> _Aim of the task_
Only the lines from the top of the records below through the line containing "plt.rcParams['font.family'] = ['Liberation" should be printed, exactly and without pictures.

— Begin Information shown —

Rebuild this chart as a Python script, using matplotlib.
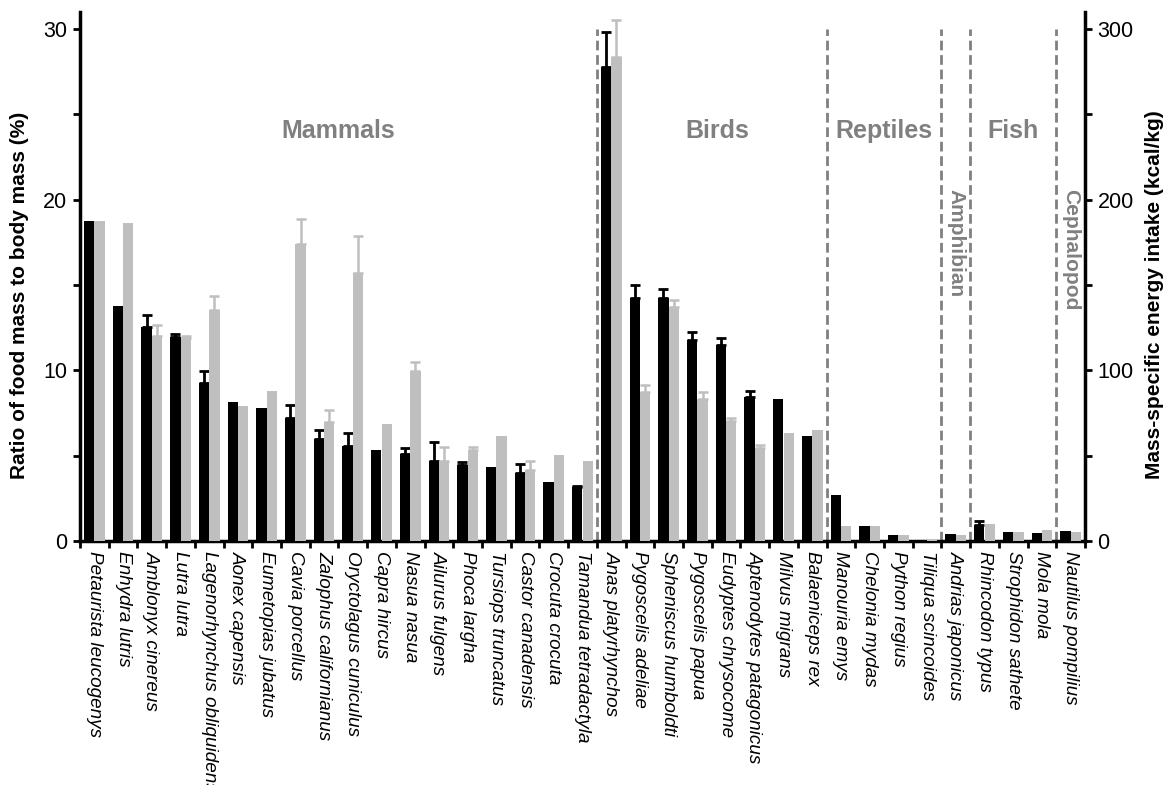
import numpy as np
import matplotlib
matplotlib.use("Agg")
import matplotlib.pyplot as plt
from matplotlib.ticker import FixedLocator

plt.rcParams['font.family'] = ['Liberation Sans', 'DejaVu Sans']

species = [
    "Petaurista leucogenys", "Enhydra lutris", "Amblonyx cinereus", "Lutra lutra",
    "Lagenorhynchus obliquidens", "Aonex capensis", "Eumetopias jubatus",
    "Cavia porcellus", "Zalophus californianus", "Oryctolagus cuniculus",
    "Capra hircus", "Nasua nasua", "Ailurus fulgens", "Phoca largha",
    "Tursiops truncatus", "Castor canadensis", "Crocuta crocuta",
    "Tamandua tetradactyla",
    "Anas platyrhynchos", "Pygoscelis adeliae", "Spheniscus humboldti",
    "Pygoscelis papua", "Eudyptes chrysocome", "Aptenodytes patagonicus",
    "Milvus migrans", "Balaeniceps rex",
    "Manouria emys", "Chelonia mydas", "Python regius", "Tiliqua scincoides",
    "Andrias japonicus",
    "Rhincodon typus", "Strophidon sathete", "Mola mola",
    "Nautilus pompilius",
]

# Ratio of food mass to body mass (%) - black bars, left axis
ratio = [18.75, 13.8, 12.55, 11.95, 9.28, 8.14, 7.82, 7.2, 6.0, 5.55,
         5.32, 5.11, 4.69, 4.44, 4.34, 3.96, 3.44, 3.17,
         27.75, 14.23, 14.23, 11.75, 11.5, 8.45, 8.3, 6.18,
         2.71, 0.86, 0.36, 0.07,
         0.42,
         0.96, 0.52, 0.46,
         0.61]
ratio_err = [0, 0, 0.67, 0.17, 0.69, 0, 0, 0.77, 0.48, 0.75,
             0, 0.34, 1.11, 0.17, 0, 0.55, 0, 0.08,
             2.09, 0.75, 0.54, 0.48, 0.39, 0.35, 0, 0,
             0, 0, 0, 0,
             0,
             0.19, 0, 0,
             0]

# Mass-specific energy intake (kcal/kg) - grey bars, right axis
energy = [187.8, 186.1, 120.0, 118.9, 135.2, 78.9, 88.0, 173.8, 69.7, 156.9,
          68.4, 99.7, 46.9, 53.2, 61.8, 41.7, 50.3, 46.9,
          283.8, 87.2, 136.9, 83.5, 70.1, 54.5, 63.2, 65.3,
          8.6, 8.6, 3.3, 0.5,
          3.3,
          10.0, 5.0, 6.3,
          5.0]
energy_err = [0, 0, 6.4, 1.3, 8.3, 0, 0, 15.0, 6.9, 21.7,
              0, 5.2, 8.0, 2.1, 0, 5.2, 0, 0,
              21.4, 4.2, 4.6, 3.7, 2.1, 1.8, 0, 0,
              0, 0, 0, 0,
              0,
              0, 0, 0,
              0]

groups = ["Mammals", "Birds", "Reptiles", "Fish"]
group_pos = [8.5, 21.7, 27.5, 32.0]
small_groups = ["Amphibian", "Cephalopod"]
small_group_pos = [30.0, 34.0]
dividers = [17.5, 25.5, 29.5, 30.5, 33.5]

GREY_BAR = '#bfbfbf'
GREY_TXT = '#808080'

fig = plt.figure(figsize=(11.68, 7.85), dpi=100)
ax = fig.add_axes([80/1168, 1 - 541/785, (1085 - 80)/1168, (541 - 12)/785])
ax2 = ax.twinx()

x = np.arange(len(species))
w = 0.36
ratio = np.array(ratio); ratio_err = np.array(ratio_err)
energy = np.array(energy); energy_err = np.array(energy_err)

ax.bar(x - w/2, ratio, w, color='black', zorder=2)
ax2.bar(x + w/2, energy, w, color=GREY_BAR, zorder=2)

m = ratio_err > 0
ax.errorbar((x - w/2)[m], ratio[m], yerr=[np.zeros(m.sum()), ratio_err[m]],
            fmt='none', ecolor='black', elinewidth=2, capsize=3.5, capthick=2, zorder=3)
m2 = energy_err > 0
ax2.errorbar((x + w/2)[m2], energy[m2], yerr=[np.zeros(m2.sum()), energy_err[m2]],
             fmt='none', ecolor=GREY_BAR, elinewidth=1.8, capsize=3.5, capthick=1.8, zorder=3)

ax.vlines(dividers, 0, 30, colors=GREY_TXT, linestyles=(0, (3.5, 1.7)), lw=2, zorder=1)

for g, p in zip(groups, group_pos):
    ax.text(p, 24.05, g, ha='center', va='center', fontsize=18,
            fontweight='bold', color=GREY_TXT)
for g, p in zip(small_groups, small_group_pos):
    ax.text(p, 20.6, g, ha='center', va='top', rotation=270, fontsize=15,
            fontweight='bold', color=GREY_TXT)

ax.set_xlim(-0.5, len(species) - 0.5)
ax.set_ylim(0, 31)
ax2.set_ylim(0, 310)

ax.set_xticks(x)
ax.set_xticklabels(species, rotation=270, ha='center', va='top',
                   fontsize=13.6, style='italic')
ax.xaxis.set_minor_locator(FixedLocator(np.arange(-0.5, len(species), 1)))
ax.tick_params(axis='x', which='major', length=0, pad=7)
ax.tick_params(axis='x', which='minor', length=5, width=2, direction='out')

ax.set_yticks([0, 10, 20, 30])
ax.yaxis.set_minor_locator(FixedLocator([5, 15, 25]))
ax.tick_params(axis='y', which='both', length=5, width=2, labelsize=15.5, pad=4)
ax2.set_yticks([0, 100, 200, 300])
ax2.yaxis.set_minor_locator(FixedLocator([50, 150, 250]))
ax2.tick_params(axis='y', which='both', length=5, width=2, labelsize=15.5, pad=4)

for a in (ax, ax2):
    a.spines['top'].set_visible(False)
    for s in ('left', 'right', 'bottom'):
        a.spines[s].set_linewidth(2.5)
ax.spines['right'].set_visible(False)
ax2.spines['left'].set_visible(False)
ax2.spines['bottom'].set_visible(False)

fig.text(20/1168, 1 - 295/785, "Ratio of food mass to body mass (%)",
         rotation=90, ha='center', va='center', fontsize=15, fontweight='bold')
fig.text(1155/1168, 1 - 295/785, "Mass-specific energy intake (kcal/kg)",
         rotation=90, ha='center', va='center', fontsize=15, fontweight='bold')

fig.savefig("out.png", dpi=100)
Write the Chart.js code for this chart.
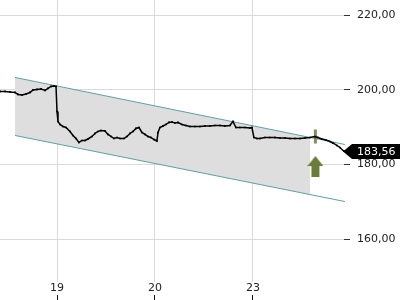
<!DOCTYPE html>
<html>
<head>
<meta charset="utf-8">
<script src="https://cdn.jsdelivr.net/npm/chart.js@4/dist/chart.umd.min.js"></script>
<style>
    html, body { margin: 0; padding: 0; background: #fff; }
    #wrap { width: 400px; height: 300px; }
</style>
</head>
<body>
<div id="wrap"><canvas id="priceChart"></canvas></div>
<script>
// x values are trading-day positions: 1 = 19, 2 = 20, 3 = 23
const xTickValues = [1, 2, 3];
const xTickLabels = ['19', '20', '23'];
const yTickValues = [160, 180, 200, 220];

const priceX = [
    0.418, 0.469, 0.520, 0.571, 0.602, 0.643, 0.684, 0.724, 0.755, 0.796, 0.837, 0.878, 0.908, 0.939, 0.969, 0.990,
    1.000, 1.010, 1.031, 1.061, 1.092, 1.133, 1.163, 1.194, 1.224, 1.255, 1.286, 1.316, 1.357, 1.388, 1.418, 1.449,
    1.490, 1.520, 1.551, 1.582, 1.612, 1.643, 1.684, 1.714, 1.745, 1.776, 1.806, 1.837, 1.867, 1.898, 1.929, 1.959,
    1.990, 2.020, 2.031, 2.051, 2.082, 2.112, 2.143, 2.173, 2.204, 2.235, 2.276, 2.316, 2.357, 2.408, 2.459, 2.510,
    2.561, 2.612, 2.663, 2.714, 2.765, 2.796, 2.827, 2.867, 2.918, 2.969, 2.990, 3.010, 3.041, 3.071, 3.122, 3.173,
    3.224, 3.276, 3.327, 3.378, 3.429, 3.480, 3.531, 3.582, 3.633, 3.663, 3.704, 3.745, 3.786, 3.816, 3.857, 3.888,
    3.929
];
const priceY = [
    199.58, 199.58, 199.45, 199.31, 198.78, 198.64, 198.91, 199.31, 199.98, 200.12, 200.25, 199.85, 200.39, 200.92, 201.06, 200.92,
    194.22, 191.53, 190.73, 190.19, 189.92, 188.85, 187.78, 186.97, 185.90, 186.44, 186.44, 186.84, 187.51, 188.32, 188.85, 189.12,
    188.99, 188.05, 187.51, 186.97, 187.24, 186.97, 186.97, 187.51, 188.32, 188.85, 189.66, 189.92, 188.58, 188.05, 187.51, 187.24,
    186.70, 186.30, 188.58, 189.92, 190.33, 190.73, 191.27, 191.40, 191.13, 191.27, 190.73, 190.46, 190.19, 190.19, 190.19, 190.33,
    190.33, 190.46, 190.46, 190.33, 190.46, 191.53, 189.92, 189.92, 189.92, 189.79, 189.92, 187.24, 186.97, 186.97, 187.24, 187.24,
    187.24, 187.11, 187.11, 186.97, 186.97, 186.97, 187.11, 187.24, 187.51, 187.24, 186.84, 186.57, 186.17, 185.77, 185.10, 184.56,
    183.56
];

// trend channel
const channelX = [0.571, 3.939];
const channelUpper = [203.34, 185.36];
const channelLower = [187.78, 170.07];
const shadeX = [0.571, 3.582];
const shadeUpper = [203.34, 187.27];
const shadeLower = [187.78, 171.95];

// signal markers
const signalX = [3.638];
const signalBarY = [187.5];
const arrowY = [179.45];

const FONT = 'DejaVu Sans';
const GRID = '#dadada';
const TEAL = '#5d9fa6';
const OLIVE = '#6a7d38';

function points(xs, ys) {
    return xs.map((x, i) => ({ x: x, y: ys[i] }));
}

function formatPrice(v) {
    return v.toFixed(2).replace('.', ',');
}

function makeArrow() {
    const c = document.createElement('canvas');
    c.width = 16;
    c.height = 21;
    const g = c.getContext('2d');
    g.fillStyle = OLIVE;
    g.beginPath();
    g.moveTo(8, 0);
    g.lineTo(16, 10);
    g.lineTo(12, 10);
    g.lineTo(12, 21);
    g.lineTo(4, 21);
    g.lineTo(4, 10);
    g.lineTo(0, 10);
    g.closePath();
    g.fill();
    return c;
}

// no edge padding for labels, the plot runs to the canvas edges
function noPadding(scale) {
    scale.paddingTop = 0;
    scale.paddingBottom = 0;
    scale.paddingLeft = 0;
    scale.paddingRight = 0;
}

const lastPriceLabel = {
    id: 'lastPriceLabel',
    afterDraw(chart) {
        const ctx = chart.ctx;
        const last = priceY[priceY.length - 1];
        const y = Math.round(chart.scales.y.getPixelForValue(last)) + 0.5;
        const x = chart.chartArea.right - 1;
        ctx.save();
        ctx.fillStyle = '#000';
        ctx.beginPath();
        ctx.moveTo(x, y);
        ctx.lineTo(x + 9, y - 7.5);
        ctx.lineTo(chart.width, y - 7.5);
        ctx.lineTo(chart.width, y + 7.5);
        ctx.lineTo(x + 9, y + 7.5);
        ctx.closePath();
        ctx.fill();
        ctx.fillStyle = '#fff';
        ctx.font = '11px "' + FONT + '"';
        ctx.textBaseline = 'middle';
        ctx.fillText(formatPrice(last), x + 14, y + 0.5);
        ctx.restore();
    }
};

const setXTicks = scale => { scale.ticks = xTickValues.map(v => ({ value: v })); };

new Chart(document.getElementById('priceChart'), {
    type: 'line',
    data: {
        datasets: [
            {
                data: points(shadeX, shadeUpper),
                borderWidth: 0,
                pointRadius: 0,
                backgroundColor: '#dedede',
                fill: '+1',
                order: 5
            },
            {
                data: points(shadeX, shadeLower),
                borderWidth: 0,
                pointRadius: 0,
                fill: false,
                order: 5
            },
            {
                data: points(channelX, channelUpper),
                borderColor: TEAL,
                borderWidth: 1,
                pointRadius: 0,
                fill: false,
                clip: 6,
                order: 3
            },
            {
                data: points(channelX, channelLower),
                borderColor: TEAL,
                borderWidth: 1,
                pointRadius: 0,
                fill: false,
                clip: 6,
                order: 3
            },
            {
                data: points(priceX, priceY),
                borderColor: '#000',
                borderWidth: 1.5,
                pointStyle: 'rect',
                pointRadius: 1.2,
                pointBackgroundColor: '#000',
                pointBorderWidth: 0,
                fill: false,
                clip: 6,
                order: 1
            },
            {
                data: points(signalX, signalBarY),
                showLine: false,
                pointStyle: 'line',
                rotation: 90,
                pointRadius: 7,
                pointBorderWidth: 3,
                pointBorderColor: 'rgba(106,125,56,0.85)',
                order: 2
            },
            {
                data: points(signalX, arrowY),
                showLine: false,
                pointStyle: makeArrow(),
                order: 0
            }
        ]
    },
    options: {
        responsive: true,
        maintainAspectRatio: false,
        animation: false,
        layout: { padding: 0, autoPadding: false },
        plugins: {
            legend: { display: false },
            tooltip: { enabled: false }
        },
        scales: {
            x: {
                type: 'linear',
                position: 'bottom',
                min: 0.418,
                max: 3.93,
                afterBuildTicks: setXTicks,
                afterFit: noPadding,
                ticks: {
                    callback: v => xTickLabels[xTickValues.indexOf(v)],
                    font: { family: FONT, size: 11, lineHeight: 1 },
                    color: '#222',
                    padding: 1,
                    maxRotation: 0,
                    autoSkip: false
                },
                grid: { color: GRID, drawTicks: false },
                border: { display: false }
            },
            x2: {
                type: 'linear',
                position: 'bottom',
                weight: 1,
                min: 0.418,
                max: 3.93,
                afterBuildTicks: setXTicks,
                afterFit: noPadding,
                ticks: { display: false },
                grid: { drawOnChartArea: false, tickLength: 5, tickColor: '#111' },
                border: { display: false }
            },
            y: {
                position: 'right',
                min: 148.5,
                max: 224.1,
                afterBuildTicks: scale => { scale.ticks = yTickValues.map(v => ({ value: v })); },
                afterFit: scale => { scale.width = 56; noPadding(scale); },
                ticks: {
                    callback: v => formatPrice(v),
                    font: { family: FONT, size: 11 },
                    color: '#222',
                    padding: 7
                },
                grid: { color: GRID, tickLength: 6, tickColor: '#333' },
                border: { display: false }
            }
        }
    },
    plugins: [lastPriceLabel]
});
</script>
</body>
</html>
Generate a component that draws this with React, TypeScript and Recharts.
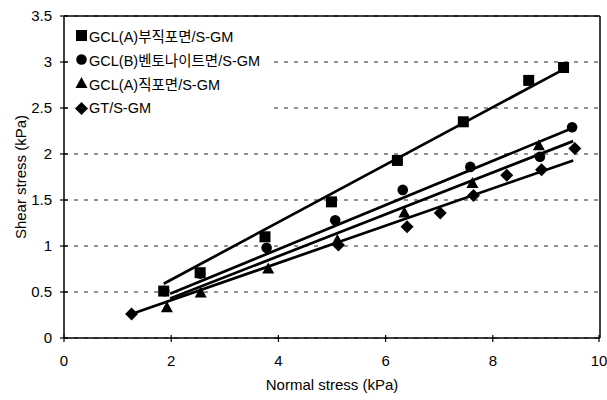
import React from 'react';
import {
  ComposedChart,
  Scatter,
  XAxis,
  YAxis,
  CartesianGrid,
  ReferenceLine,
} from 'recharts';

// measured points, x = normal stress (kPa), y = shear stress (kPa)
const gclANonwoven = [
  { x: 1.86, y: 0.51 },
  { x: 2.54, y: 0.71 },
  { x: 3.75, y: 1.1 },
  { x: 4.99, y: 1.48 },
  { x: 6.22, y: 1.93 },
  { x: 7.45, y: 2.35 },
  { x: 8.67, y: 2.8 },
  { x: 9.32, y: 2.94 },
];
const gclBBentonite = [
  { x: 1.87, y: 0.51 },
  { x: 2.54, y: 0.7 },
  { x: 3.78, y: 0.98 },
  { x: 5.06, y: 1.28 },
  { x: 6.32, y: 1.61 },
  { x: 7.58, y: 1.86 },
  { x: 8.88, y: 1.97 },
  { x: 9.48, y: 2.29 },
];
const gclAWoven = [
  { x: 1.92, y: 0.33 },
  { x: 2.55, y: 0.49 },
  { x: 3.81, y: 0.75 },
  { x: 5.1, y: 1.06 },
  { x: 6.35, y: 1.36 },
  { x: 7.62, y: 1.68 },
  { x: 8.86, y: 2.09 },
];
const gtSoil = [
  { x: 1.26, y: 0.26 },
  { x: 5.12, y: 1.01 },
  { x: 6.4, y: 1.21 },
  { x: 7.02, y: 1.36 },
  { x: 7.64, y: 1.55 },
  { x: 8.26, y: 1.77 },
  { x: 8.91, y: 1.83 },
  { x: 9.53, y: 2.06 },
];

// linear trend lines (end points)
const trendNonwoven = [{ x: 1.86, y: 0.59 }, { x: 9.32, y: 2.92 }];
const trendBentonite = [{ x: 1.98, y: 0.48 }, { x: 9.48, y: 2.28 }];
const trendWoven = [{ x: 1.98, y: 0.43 }, { x: 9.5, y: 2.14 }];
const trendGt = [{ x: 1.26, y: 0.26 }, { x: 9.5, y: 1.93 }];

const xTicks = [0, 2, 4, 6, 8, 10];
const yTicks = [0, 0.5, 1, 1.5, 2, 2.5, 3, 3.5];

const legendItems = [
  { name: 'GCL(A)부직포면/S-GM', shape: 'square' },
  { name: 'GCL(B)벤토나이트면/S-GM', shape: 'circle' },
  { name: 'GCL(A)직포면/S-GM', shape: 'triangle' },
  { name: 'GT/S-GM', shape: 'diamond' },
];

const FONT = 'Arial, "Liberation Sans", "Noto Sans CJK KR", sans-serif';
const TICK_SIZE = 4;
const X_TICK_GAP = 13;
const Y_TICK_GAP = 8;

function Marker({ kind, cx, cy }: { kind: string; cx: number; cy: number }) {
  if (kind === 'square') return <rect x={cx - 5.5} y={cy - 5.5} width={11} height={11} fill="#000" />;
  if (kind === 'circle') return <circle cx={cx} cy={cy} r={5.3} fill="#000" />;
  if (kind === 'triangle')
    return <polygon points={`${cx},${cy - 6.5} ${cx + 6},${cy + 4.5} ${cx - 6},${cy + 4.5}`} fill="#000" />;
  return <polygon points={`${cx},${cy - 6.5} ${cx + 6.5},${cy} ${cx},${cy + 6.5} ${cx - 6.5},${cy}`} fill="#000" />;
}

const markerShape = (kind: string) => (props: any) =>
  <Marker kind={kind} cx={props.cx} cy={props.cy} />;

const noShape = () => <g />;

// tick marks that cross the axis line, with the label
function XTick({ x, y, payload }: any) {
  const axisY = y - TICK_SIZE - X_TICK_GAP;
  return (
    <g>
      <line x1={x} x2={x} y1={axisY - 3} y2={axisY + 4} stroke="#000" strokeWidth={1.2} />
      <text x={x} y={y} dy="0.71em" textAnchor="middle" fontSize={15} fontFamily={FONT} fill="#000">
        {payload.value}
      </text>
    </g>
  );
}

function YTick({ x, y, payload }: any) {
  const axisX = x + TICK_SIZE + Y_TICK_GAP;
  return (
    <g>
      <line x1={axisX - 4} x2={axisX + 4} y1={y} y2={y} stroke="#000" strokeWidth={1.2} />
      <text x={x} y={y} dy="0.36em" textAnchor="end" fontSize={15} fontFamily={FONT} fill="#000">
        {payload.value}
      </text>
    </g>
  );
}

// legend sits inside the plot, top-left, on a white box
function LegendBox() {
  return (
    <div
      style={{
        position: 'absolute',
        left: 70,
        top: 22,
        background: '#fff',
        padding: '1px 10px 4px 5px',
        fontFamily: FONT,
        fontSize: 14.5,
        color: '#000',
      }}
    >
      {legendItems.map((item) => (
        <div key={item.name} style={{ display: 'flex', alignItems: 'center', height: 24.3 }}>
          <svg width={13} height={13} style={{ marginRight: 1 }}>
            <Marker kind={item.shape} cx={6.5} cy={6.5} />
          </svg>
          <span>{item.name}</span>
        </div>
      ))}
    </div>
  );
}

export default function App() {
  return (
    <div style={{ position: 'absolute', left: 0, top: 0, width: 607, height: 400, background: '#fff' }}>
      <ComposedChart
        width={607}
        height={400}
        margin={{ top: 16, right: 7, bottom: 0, left: 0 }}
      >
        <CartesianGrid
          horizontal
          vertical={false}
          stroke="#222"
          strokeDasharray="4 6"
        />
        <XAxis
          type="number"
          dataKey="x"
          domain={[0, 10]}
          ticks={xTicks}
          height={62}
          stroke="#000"
          strokeWidth={1.5}
          tickLine={false}
          tickSize={TICK_SIZE}
          tickMargin={X_TICK_GAP}
          tick={<XTick />}
          label={{
            value: 'Normal stress (kPa)',
            position: 'insideBottom',
            offset: 10,
            fill: '#000',
            fontSize: 15,
            fontFamily: FONT,
          }}
        />
        <YAxis
          type="number"
          dataKey="y"
          domain={[0, 3.5]}
          ticks={yTicks}
          width={64}
          stroke="#000"
          strokeWidth={1.5}
          tickLine={false}
          tickSize={TICK_SIZE}
          tickMargin={Y_TICK_GAP}
          tick={<YTick />}
          label={{
            content: ({ viewBox }: any) => (
              <text
                x={22}
                y={viewBox.y + viewBox.height / 2}
                transform={`rotate(-90, 22, ${viewBox.y + viewBox.height / 2})`}
                textAnchor="middle"
                dominantBaseline="middle"
                fontSize={15}
                fontFamily={FONT}
                fill="#000"
              >
                Shear stress (kPa)
              </text>
            ),
          }}
        />
        <ReferenceLine y={3.5} stroke="#000" strokeWidth={1.5} />
        <ReferenceLine x={10} stroke="#000" strokeWidth={1.5} />

        <Scatter data={trendNonwoven} shape={noShape} line={{ stroke: '#000', strokeWidth: 2.7 }} isAnimationActive={false} />
        <Scatter data={trendBentonite} shape={noShape} line={{ stroke: '#000', strokeWidth: 2.7 }} isAnimationActive={false} />
        <Scatter data={trendWoven} shape={noShape} line={{ stroke: '#000', strokeWidth: 2.7 }} isAnimationActive={false} />
        <Scatter data={trendGt} shape={noShape} line={{ stroke: '#000', strokeWidth: 2.7 }} isAnimationActive={false} />

        <Scatter data={gclBBentonite} shape={markerShape('circle')} isAnimationActive={false} />
        <Scatter data={gclANonwoven} shape={markerShape('square')} isAnimationActive={false} />
        <Scatter data={gclAWoven} shape={markerShape('triangle')} isAnimationActive={false} />
        <Scatter data={gtSoil} shape={markerShape('diamond')} isAnimationActive={false} />
      </ComposedChart>
      <LegendBox />
    </div>
  );
}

— End Information shown —

> _Expected output_
Rebuild this chart as a Python script, using matplotlib.
import numpy as np
import matplotlib
matplotlib.use("Agg")
import matplotlib.pyplot as plt
from matplotlib.ticker import FixedLocator

plt.rcParams['font.family'] = ['Liberation Sans', 'DejaVu Sans']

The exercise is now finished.